2. Description of the Related Art
Typically, an electrophotographic image forming apparatus, such as a laser printer or a digital copier, radiates a light beam across a photoconductor charged to a predetermined potential to form an electrostatic latent image on the photoconductor, applies toner (a developing agent) to the electrostatic latent image to develop the electrostatic latent image into a visible toner image, transfers the visible toner image to a print medium, and fuses the toner image onto the print medium to print a predetermined image. Such an electrophotographic image forming apparatus includes a developing unit to contain the toner and to develop the electrostatic latent image into a visible toner image by applying the toner to the photoconductor.
FIGS. 1 and 2 are plan views illustrating arrangements of gears for driving rotary components of conventional developers.
Referring to FIG. 1, a developing unit 10, which is an example of a conventional developer, includes a photoconductor gear 11 to drive a photoconductor (not shown), a first idle gear 15 engaged with the photoconductor gear 11, a second idle gear 16 engaged with the first idle gear 15, and a third idle gear 17 engaged with the second idle gear 16. The second idle gear 16 is also engaged with a developer roller gear 12 and a toner-supply roller gear 13. The developer roller gear 12 drives a developer roller (not shown), and the toner-supply roller gear 13 drives a toner-supply roller (not shown). The third idle gear 17 is also engaged with an agitator gear 14 to drive an agitator (not shown).
The photoconductor gear 11 is coupled to an external driving unit (not shown). The external driving unit drives the photoconductor gear 11 clockwise when a printing operation starts. Upon the rotation of the photoconductor gear 11, the idle gears 15, 16, and 17 are rotated. As a result, the developer roller gear 12 and the toner-supply roller gear 13, which are engaged with the second idle gear 16, are rotated counterclockwise, and the agitator gear 14 engaged with the third idle gear 17 is rotated clockwise.
Referring to FIG. 2, a developing unit 20, which is another example of a conventional developer, includes a photoconductor gear 21 coupled to an external driving unit (not shown), a developer roller gear 22 engaged with the photoconductor gear 21, a first idle gear 25 engaged with the developer roller gear 22, and a second idle gear 26 engaged with the first idle gear 25. The first idle gear 25 is also engaged with a toner-supply roller gear 23, and the second idle gear 26 is also engaged with an agitator gear 24.
When an electrophotographic image forming apparatus performs a printing operation, the external driving unit rotates the photoconductor gear 21 clockwise. As a result, the developer roller gear 22 is rotated counterclockwise, the first idle gear 25 is rotated clockwise, and the second idle gear 26 is rotated counterclockwise. The toner-supply roller gear 23 engaged with the first idle gear 25 is rotated counterclockwise, and the agitator gear 24 engaged with the second idle gear 26 is rotated clockwise.

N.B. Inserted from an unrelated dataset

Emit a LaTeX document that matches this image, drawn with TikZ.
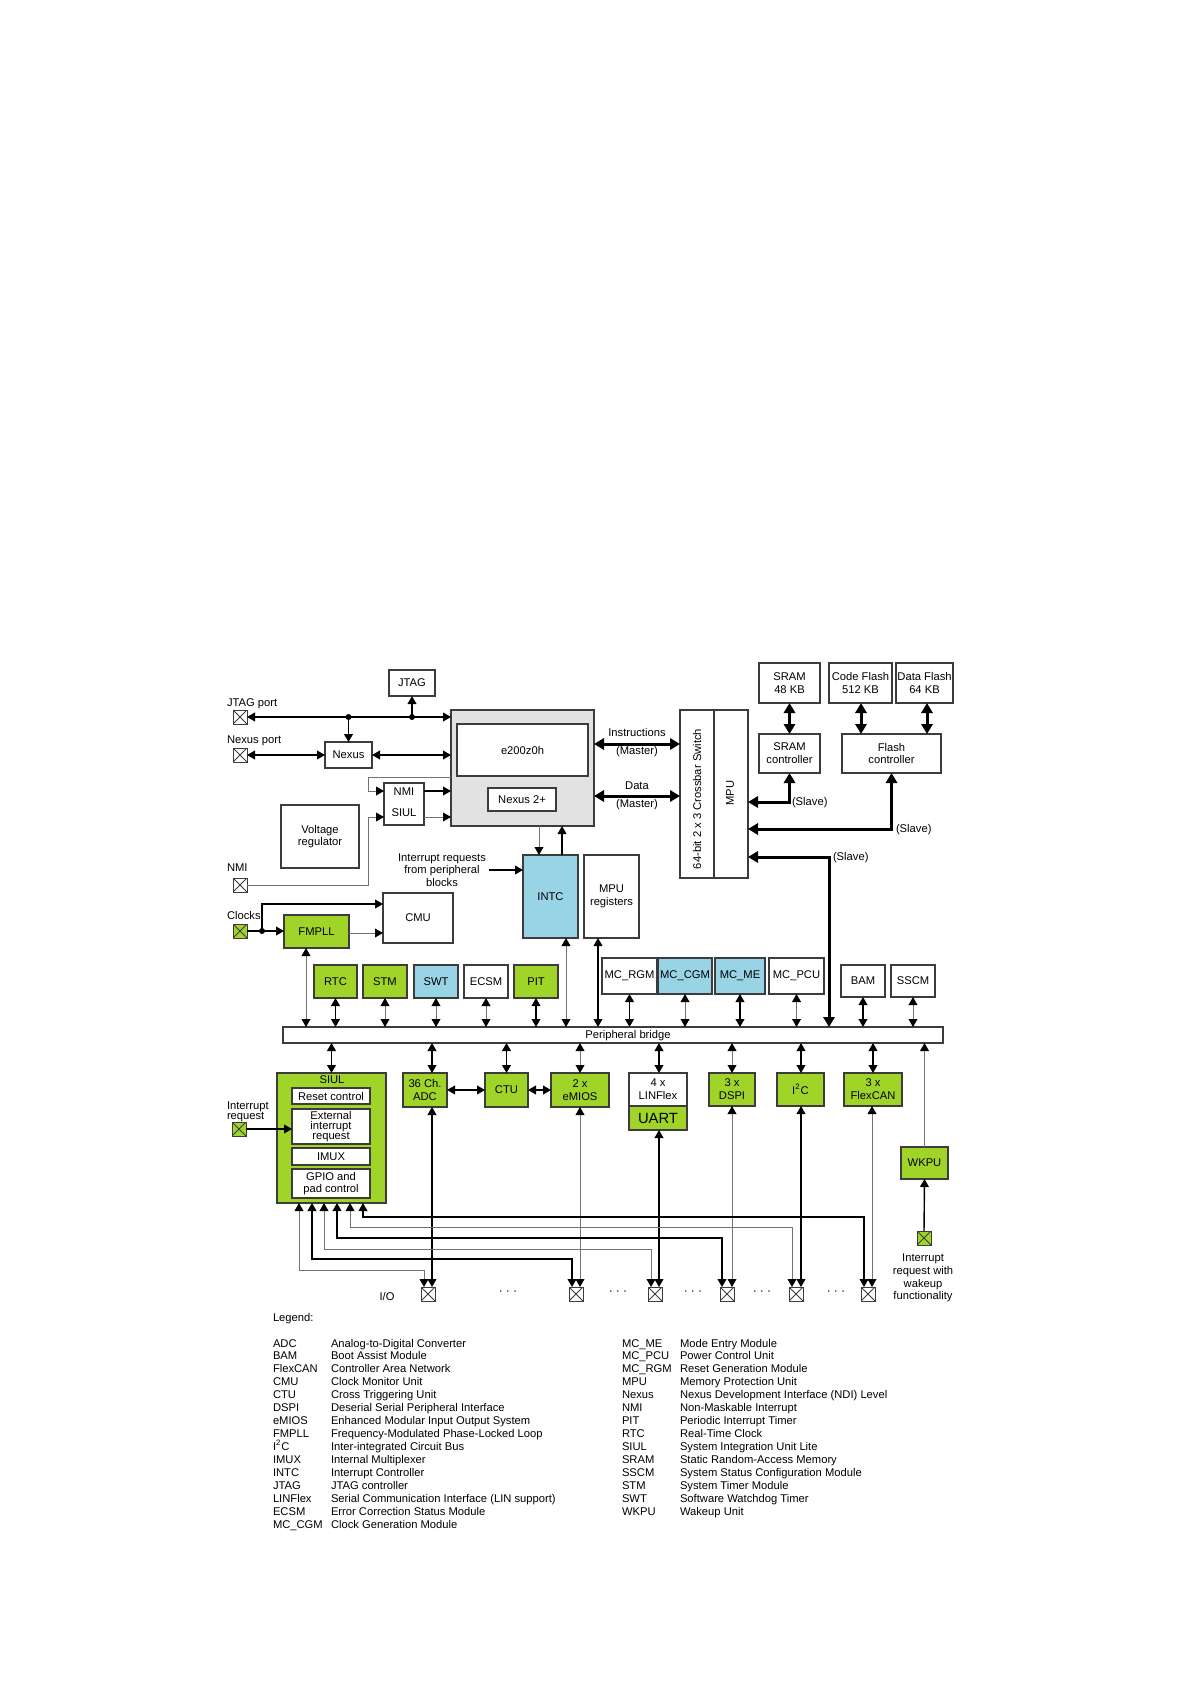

As shown in FIGS. 1 and 2, the developing units 10 and 20 require at least two idle gears as well as gears provided at one side of each of the rotary components to drive each rotary component, such as a photoconductor, a developer roller, a toner-supply roller, and an agitator, thereby increasing the possibility of malfunctions in the developing unit, and the complexity, size, and manufacturing cost of the developing unit. Further, this complicated gear system causes a photoconductor to be rotated at non-uniform speed or periodically vibrated during rotation. Abnormal horizontal lines, known as jitter, may be present in a printed image because of this non-uniform rotation and periodic vibration of the photoconductor.